Like this for search-time:
... | rex field=YourFieldNameHere mode=sed "s/'|'$//g"
Like this for index-time:
In props.conf
[YourSourcetypHere]
TRANSFORMS-strip-bounding-quotes = sbq_field_foo, ..., sbq_field_bar
In transforms.conf (multiple similar stanzas):
[sbq_field_foo]
SOURCE_KEY = field_foo
REGEX = '(?<field_foo>[^\']*)\'"
FORMAT = field_foo::$1
WRITE_META = true
This seems to remove all quotes, not just the bounding ones:
... | rex field=YourFieldNameHere mode=sed "s/'|'$//g"
Seems `^` symbol needs to be added?
"s/^'|'$//g"
Thank you @woodcock.
Hi danielbb,
you could create a calculated fields with a regex like this
| rex field=your_field "\'(?<your_new_field>[^\']*)\'"
Bye.
Giuseppe
And index time @gcusello ?
An eval command that trims that from the field will do that:
| eval fieldname=trim(fieldname, "'")
Sorry you meant at index time. It's easy to do with a calculated field, but that doesn't answer your question so I'm converting this to a comment instead of an answer.
An eval command that trims that from the field will do that:
| eval fieldname=trim(fieldname, "'")
Sorry you meant at index time. It's easy to do with a calculated field, but that doesn't answer your question so I'm converting this to a comment instead of an answer.
If it's multiple fields you could also create a macro that cleans them all with foreach
| foreach *
[eval "<<FIELD>>"=trim('<<FIELD>>', "'")]

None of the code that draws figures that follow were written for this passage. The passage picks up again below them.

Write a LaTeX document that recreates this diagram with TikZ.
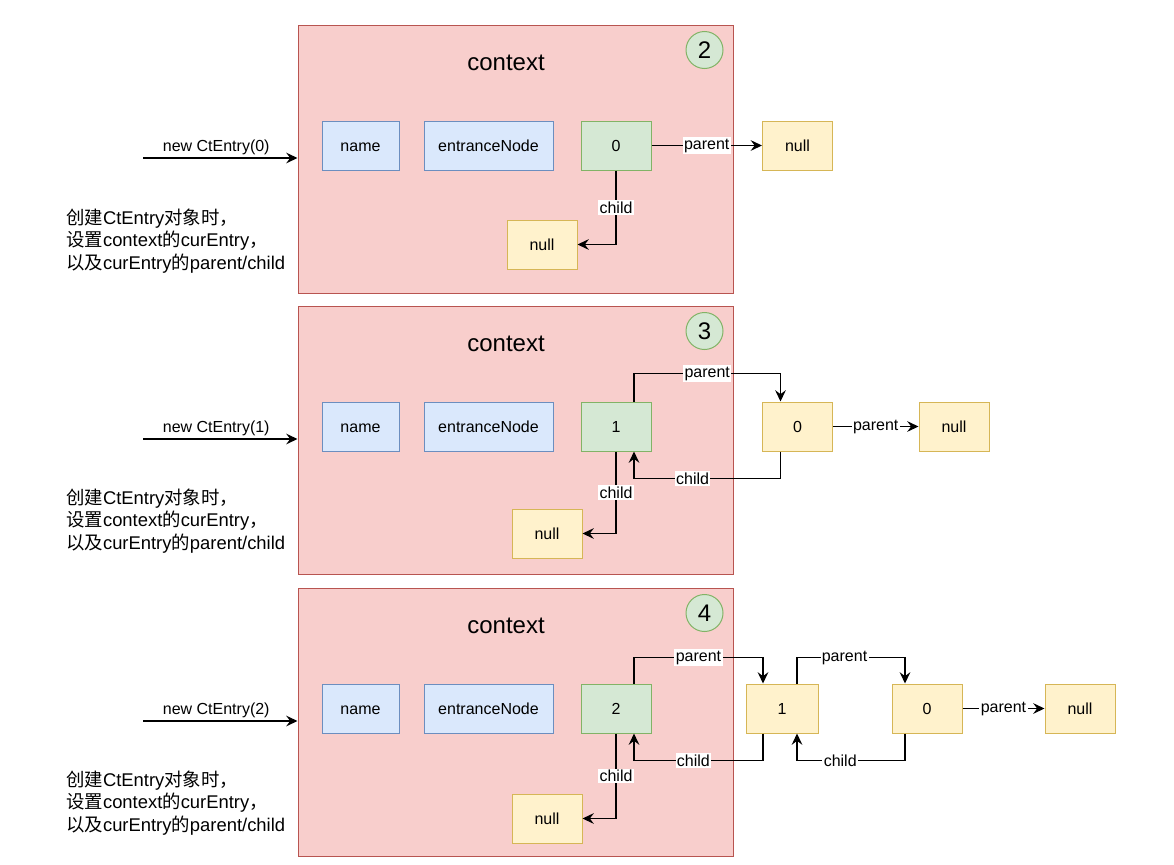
\documentclass[tikz,border=0pt]{standalone}
\usepackage{fontspec}
\setmainfont{Liberation Sans}
\newfontfamily\cjk{Noto Sans CJK SC}
\usetikzlibrary{arrows.meta,calc}
\definecolor{panelfill}{HTML}{F8CECC}
\definecolor{panelline}{HTML}{B85450}
\definecolor{bluefill}{HTML}{DAE8FC}
\definecolor{blueline}{HTML}{6C8EBF}
\definecolor{greenfill}{HTML}{D5E8D4}
\definecolor{greenline}{HTML}{82B366}
\definecolor{yellowfill}{HTML}{FFF2CC}
\definecolor{yellowline}{HTML}{D6B656}
\newcommand{\notetext}{{\cjk 创建}CtEntry{\cjk 对象时，}\\{\cjk 设置}context{\cjk 的}curEntry{\cjk ，}\\{\cjk 以及}curEntry{\cjk 的}parent/child}
\begin{document}
\begin{tikzpicture}[x=0.75pt,y=-0.75pt,
  panel/.style={draw=panelline, fill=panelfill, line width=0.75pt, minimum width=326.25pt, minimum height=201pt, inner sep=0pt},
  box/.style={line width=0.75pt, minimum height=36.75pt, minimum width=52.5pt, inner sep=0pt, text height=9pt, text depth=0pt, font=\fontsize{12}{14}\selectfont},
  bluebox/.style={box, draw=blueline, fill=bluefill},
  greenbox/.style={box, draw=greenline, fill=greenfill},
  yellowbox/.style={box, draw=yellowline, fill=yellowfill},
  conn/.style={draw=black, line width=1.1pt, -{Stealth[length=8.5pt,width=8pt,inset=3pt]}},
  lbl/.style={fill=white, inner sep=1pt, font=\fontsize{12}{14}\selectfont},
  badge/.style={circle, draw=greenline, fill=greenfill, minimum size=27.75pt, inner sep=0pt, line width=0.75pt, font=\fontsize{18}{20}\selectfont},
  title/.style={font=\fontsize{18}{20}\selectfont},
  note/.style={align=left, anchor=west, inner sep=0pt, font=\fontsize{13.8}{17}\selectfont},
  inlbl/.style={above, xshift=-3pt, yshift=-1.5pt, font=\fontsize{12}{14}\selectfont}
]
\useasboundingbox (0,0) rectangle (1174,864);

% ---------- panel 1 ----------
\node[panel] (p1) at (515.5,159) {};
\node[title] (t1) at (506,63) {context};
\node[badge] (b1) at (704.5,50) {2};
\node[bluebox, minimum width=57.75pt] (nm1) at (360.5,145.5) {name};
\node[bluebox, minimum width=96.75pt] (en1) at (488.5,145.5) {entranceNode};
\node[greenbox] (ga) at (616,145.5) {0};
\node[yellowbox] (na) at (797.5,145.5) {null};
\node[yellowbox] (nba) at (542,244.5) {null};
\coordinate (s1) at (143,158);
\draw[conn] (s1) -- node[inlbl] {new CtEntry(0)} (s1 -| p1.west);
\node[note] (c1) at (66,241) {\notetext};
\draw[conn] (ga) -- node[lbl] {parent} (na);
\draw[conn] (ga.south) |- node[lbl, pos=0.25] {child} (nba.east);

% ---------- panel 2 ----------
\node[panel] (p2) at (515.5,440) {};
\node[title] (t2) at (506,344) {context};
\node[badge] (b2) at (704.5,331) {3};
\node[bluebox, minimum width=57.75pt] (nm2) at (360.5,426.5) {name};
\node[bluebox, minimum width=96.75pt] (en2) at (488.5,426.5) {entranceNode};
\node[greenbox] (gb) at (616,426.5) {1};
\node[yellowbox] (yb0) at (797.5,426.5) {0};
\node[yellowbox] (nb) at (954,426.5) {null};
\node[yellowbox] (nbb) at (547,533.5) {null};
\coordinate (s2) at (143,439);
\draw[conn] (s2) -- node[inlbl] {new CtEntry(1)} (s2 -| p2.west);
\node[note] (c2) at (66,521) {\notetext};
\draw[conn] ([shift={(18,0)}]gb.north) -- ++(0,-28) -| node[lbl, pos=0.25] {parent} ([shift={(-17,0)}]yb0.north);
\draw[conn] ([shift={(-17,0)}]yb0.south) -- ++(0,27) -| node[lbl, pos=0.3] {child} ([shift={(18,0)}]gb.south);
\draw[conn] (yb0) -- node[lbl] {parent} (nb);
\draw[conn] (gb.south) |- node[lbl, pos=0.25] {child} (nbb.east);

% ---------- panel 3 ----------
\node[panel] (p3) at (515.5,722) {};
\node[title] (t3) at (506,626) {context};
\node[badge] (b3) at (704.5,613) {4};
\node[bluebox, minimum width=57.75pt] (nm3) at (360.5,708.5) {name};
\node[bluebox, minimum width=96.75pt] (en3) at (488.5,708.5) {entranceNode};
\node[greenbox] (gc) at (616,708.5) {2};
\node[yellowbox, minimum width=54pt] (yc1) at (782,708.5) {1};
\node[yellowbox] (yc0) at (927,708.5) {0};
\node[yellowbox] (nc) at (1080,708.5) {null};
\node[yellowbox] (nbc) at (547,818.5) {null};
\coordinate (s3) at (143,721);
\draw[conn] (s3) -- node[inlbl] {new CtEntry(2)} (s3 -| p3.west);
\node[note] (c3) at (66,803) {\notetext};
\draw[conn] ([shift={(18,0)}]gc.north) -- ++(0,-26) -| node[lbl, pos=0.25] {parent} ([shift={(-19,0)}]yc1.north);
\draw[conn] ([shift={(-19,0)}]yc1.south) -- ++(0,27) -| node[lbl, pos=0.27] {child} ([shift={(18,0)}]gc.south);
\draw[conn] ([shift={(15,0)}]yc1.north) -- ++(0,-26) -| node[lbl, pos=0.22] {parent} ([shift={(-22,0)}]yc0.north);
\draw[conn] ([shift={(-22,0)}]yc0.south) -- ++(0,27) -| node[lbl, pos=0.3] {child} ([shift={(15,0)}]yc1.south);
\draw[conn] (yc0) -- node[lbl] {parent} (nc);
\draw[conn] (gc.south) |- node[lbl, pos=0.25] {child} (nbc.east);
\end{tikzpicture}
\end{document}
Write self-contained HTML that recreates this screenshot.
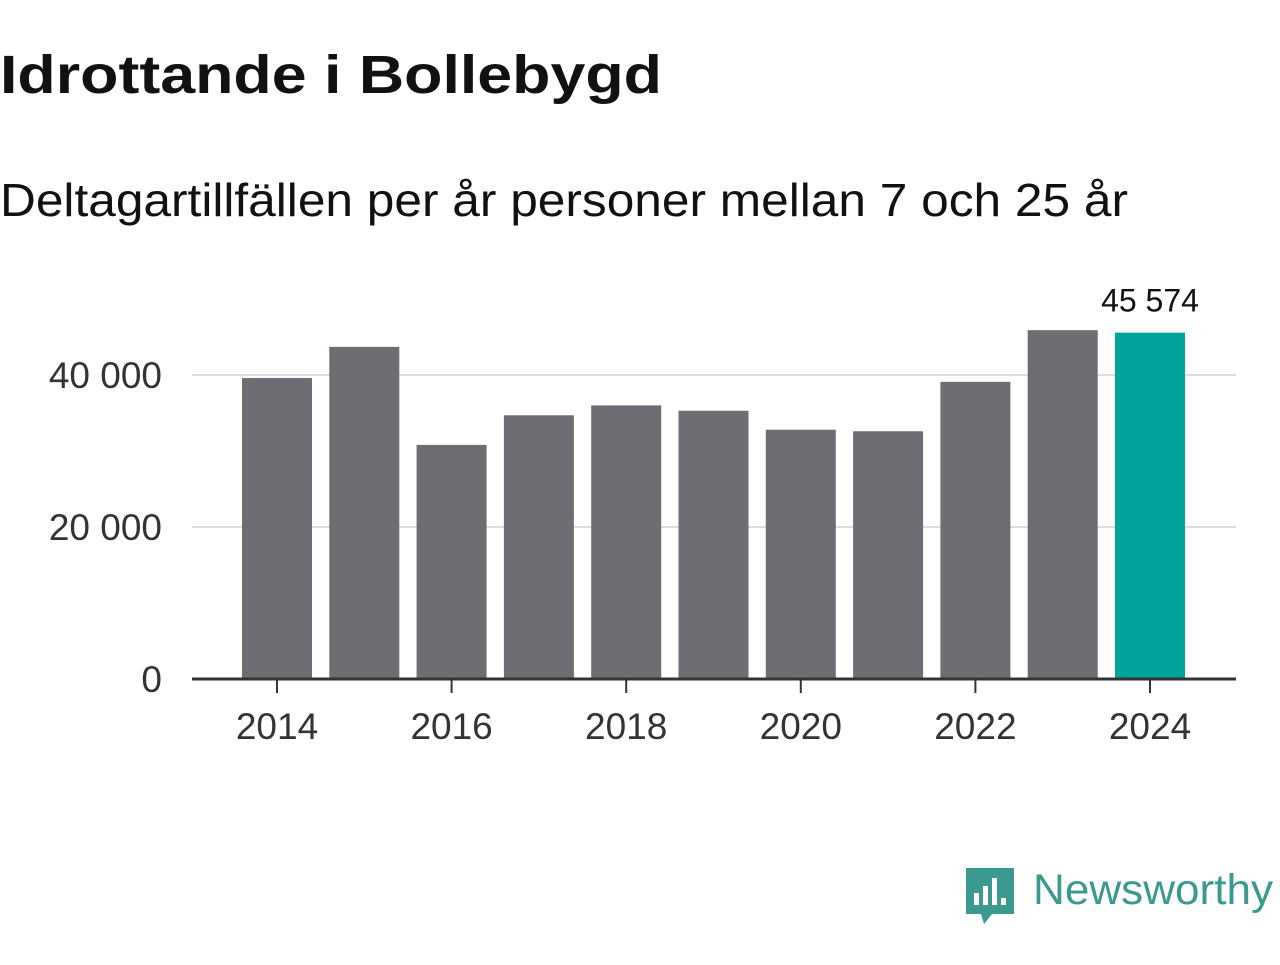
<!DOCTYPE html>
<html><head><meta charset="utf-8"><style>
body{margin:0;background:#fff;width:1280px;height:960px;overflow:hidden;font-family:"Liberation Sans",sans-serif;}
</style></head><body>
<svg width="1280" height="960" xmlns="http://www.w3.org/2000/svg">
<text x="0" y="93" font-size="54" font-weight="bold" fill="#111" textLength="662" lengthAdjust="spacingAndGlyphs">Idrottande i Bollebygd</text>
<text x="0" y="216" font-size="46" fill="#111" textLength="1128" lengthAdjust="spacingAndGlyphs">Deltagartillfällen per år personer mellan 7 och 25 år</text>
<g id="grid"></g><g id="bars"></g><g id="axes"></g>
<g>
<path d="M966 868 h48 v46 h-22 l-8 10 l-3 -10 h-15 z" fill="#3a9a8f"/>
<rect x="974" y="893" width="5" height="12" fill="#fff"/><rect x="983" y="886" width="5" height="19" fill="#fff"/><rect x="992" y="878" width="5" height="27" fill="#fff"/><rect x="1001" y="898" width="5" height="7" fill="#fff"/>
<text x="1033" y="904" font-size="43" fill="#3a9a8f" textLength="240" lengthAdjust="spacingAndGlyphs">Newsworthy</text>
</g>
</svg>
<script>
const years=[2014,2015,2016,2017,2018,2019,2020,2021,2022,2023,2024];
const values=[39600,43700,30800,34700,36000,35300,32800,32600,39100,45900,45574];
const yTicks=[0,20000,40000];
const yTickLabels=["0","20 000","40 000"];
const xTicks=[2014,2016,2018,2020,2022,2024];
const ns="http://www.w3.org/2000/svg";
const y0=679,pxPer=152/20000;
const yS=v=>y0-v*pxPer;
const xS=yr=>277+(yr-2014)*87.3;
const bw=70;
function mk(t,a,p){const e=document.createElementNS(ns,t);for(const k in a)e.setAttribute(k,a[k]);p.appendChild(e);return e;}
const g=document.getElementById('grid'),b=document.getElementById('bars'),ax=document.getElementById('axes');
yTicks.forEach((v,i)=>{
 if(v>0){const l=mk('line',{x1:192,x2:1236,y1:yS(v),y2:yS(v),stroke:'#ddd','stroke-width':2},g);
 
 }
 const t=mk('text',{x:162,y:yS(v)+13,'font-size':37,fill:'#333','text-anchor':'end'},ax);t.textContent=yTickLabels[i];
 
 
});
years.forEach((yr,i)=>{
 const last=i===years.length-1;
 const r=mk('rect',{x:xS(yr)-bw/2,y:yS(values[i]),width:bw,height:y0-yS(values[i]),fill:last?'#00a39a':'#6e6d73'},b);
 
 
 if(last){const t=mk('text',{x:xS(yr),y:yS(values[i])-21,'font-size':32,fill:'#111','text-anchor':'middle'},b);
 t.textContent=values[i].toString().replace(/\B(?=(\d{3})+$)/g,' ');
 
 }
});
const base=mk('line',{x1:192,x2:1236,y1:y0,y2:y0,stroke:'#333','stroke-width':3},ax);


xTicks.forEach(yr=>{
 const tk=mk('line',{x1:xS(yr),x2:xS(yr),y1:y0,y2:y0+14,stroke:'#333','stroke-width':2},ax);
 
 
 const t=mk('text',{x:xS(yr),y:739,'font-size':37,fill:'#333','text-anchor':'middle'},ax);t.textContent=yr;
 
 
});
</script>
</body></html>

Really nice - how do we do it at index time?
Sorry I missed this. I am not sure how to accomplish this at index time unfortunately. You could hypothetically strip them at index time from the raw event using this process: https://docs.splunk.com/Documentation/Splunk/latest/Data/Anonymizedata#Anonymize_data_with_a_sed_scr...
I highly caution you though that you MUST write a regex sed statement that only removes the single quotes you don't want and leaves the ones you do. If you nuke all of them, you may have some unintended consequences. Do you have some anonymized _raw examples of the data that is feeding in with the single quote wrapped data? I could take a hack at a sed statement that is hopefully very targeted.